Ces livres ne sont pas mauvais, mais simplement banals. Insipides. Aqueux.

Non sans un certain découragement, j'ai remarqué que la proportion était la même dans les diverses sections de la librairie consacrées aux nouveautés. (Du côté des classiques, la situation est moins alarmante: le temps fait office de crible.)

Ces effarantes proportions auraient dû me sauter aux yeux depuis des années. Criantes, qu'elles sont. Sans doute l'enthousiasme m'aveuglait-il: je suis un observateur naïf et plein de bonne volonté, que voulez-vous, on ne se refait pas.

Bref, pétrifié au milieu de la librairie, j'avais l'impression de me réveiller d'un très long rêve pour me découvrir assis dans une salle d'attente peuplée d'inconnus qui lisent le Sélection du Reader's Digest en marmonnant. Comment une industrie peut-elle fonctionner en proposant 80 % de matériel banal et 20 % de produits intéressants?!

Comme par hasard, ce ratio (approximatif) correspond aux proportions (approximatives itou) de La Longue Queue – 80 % de petits vendeurs contre 20 % de gros canons. Il n'existe toutefois aucun lien de causalité entre ceci et cela: les insipides bouquins en question ne comptent pas nécessairement parmi les mauvais vendeurs. Au contraire, certains d'entre eux marquent des scores plus qu'honorables et se retrouvent de temps en temps au sommet des palmarès.

Déconcertant constat.

Mais n'appelez pas la ligne 1 800 de parapsychologie, le phénomène s'explique aisément.

Madame Sicotte, lectrice parmi tant d'autres, ne veut surtout pas acheter des bouquins pétés pour son petit-fils.
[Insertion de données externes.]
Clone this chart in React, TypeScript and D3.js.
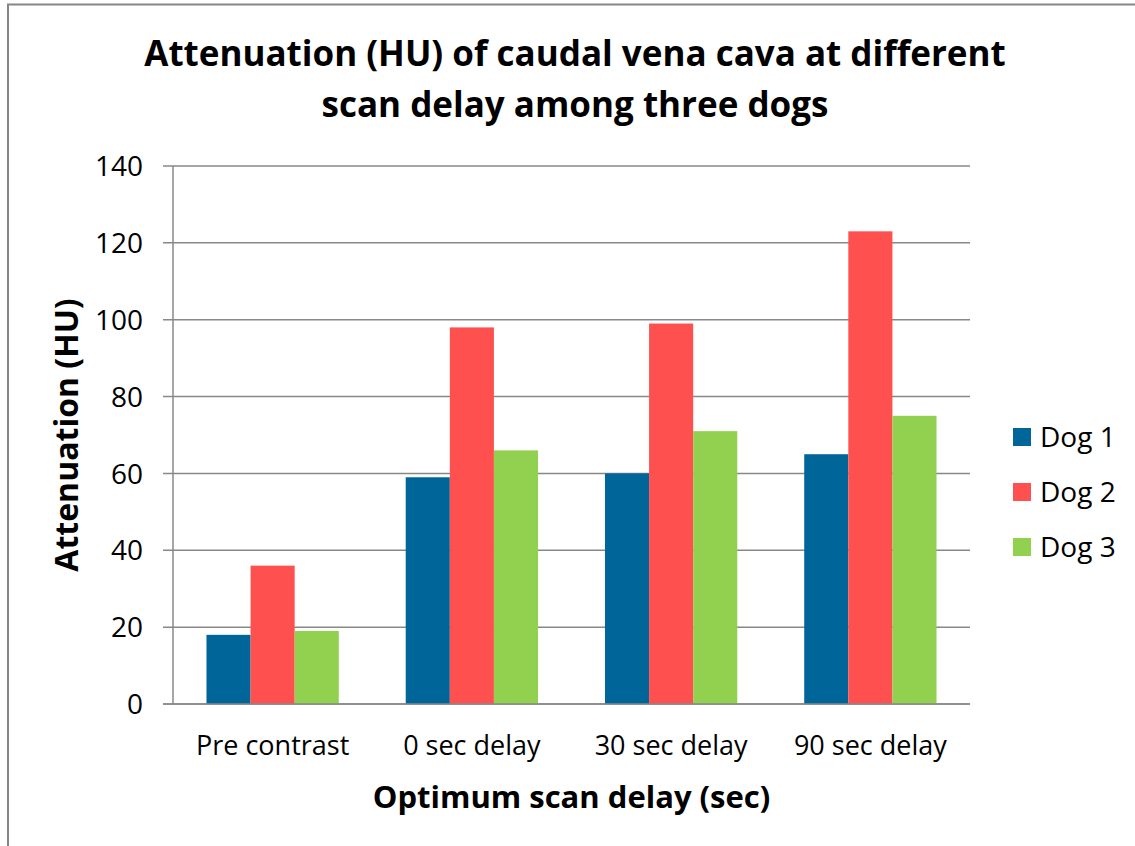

Ni pour elle-même, d'ailleurs. Elle laisse ce genre d'excentricités à la tante Ginette, celle qui a les mèches orange et conduit une décapotable rouge.

Non, pour madame Sicotte, le banal s'impose. Il est rassurant. La banalité indique la valeur sûre, l'absence de surprise – car les surprises sont forcément mauvaises.

Autrement dit, madame Sicotte n'achète pas un livre en dépit de sa banalité, mais bien à cause d'elle.

Conclusion: il existe un marché pour le banal. Un gros, gros marché. Et il convient d'en faire le froid constat, sans cynisme, et sans courir en levant les bras au ciel, tel un poulet étêté, en criant "grands dieux, nous sommes perdus!"

LE MONDE SELON HARPER

Il importe plus que jamais de parler de l'industrie culturelle, même si le sujet nous paraît déplaisant, sans intérêt, voire hérétique. Les artistes ont pris l'habitude de mépriser l'argent, par bravade sans doute, et cette attitude est en train de leur nuire.

On prétend, depuis longtemps déjà, que la culture bouffe de l'argent plutôt que d'en rapporter. Or, même la littérature – souvent décrite comme le Harlem de la culture – est une industrie qui rapporte des sous. Preuve en est que d'énormes conglomérats se livrent des guerres sans merci pour obtenir des parts de marché.

En fait, la culture rapporte beaucoup d'argent – sauf, triste exception, à la plupart de ses artisans. Distributeurs, diffuseurs, guichetiers, libraires, opérateurs de salles, techniciens de tous poils, chauffeurs de poids lourds et vendeurs de pinottes: tout le monde encaisse sa cote sur la grande ligne de montage.

La culture est rentable – et l'existence de subventions n'indique absolument pas le contraire: toutes les industries, depuis la PME de quartier jusqu'à l'aluminerie, en passant par l'agroalimentaire, les pêcheries et les télécommunications, tout le monde jouit de subventions, de fonds d'urgence, de programmes de démarrage et d'avantages fiscaux.

Personne pourtant ne remet en question la rentabilité de ces secteurs. Seule la culture garde sa mauvaise (et fallacieuse) réputation.

Lorsque des conservateurs prétendent que les subventions culturelles sont une perte d'argent qu'il faut éliminer afin de rationnaliser les dépenses gouvernementales, ne soyez pas dupes. Ces coupures n'ont rien à voir avec l'argent. Il s'agit de muselage et de dogmatisme.

Bienvenue dans le monde selon Harper.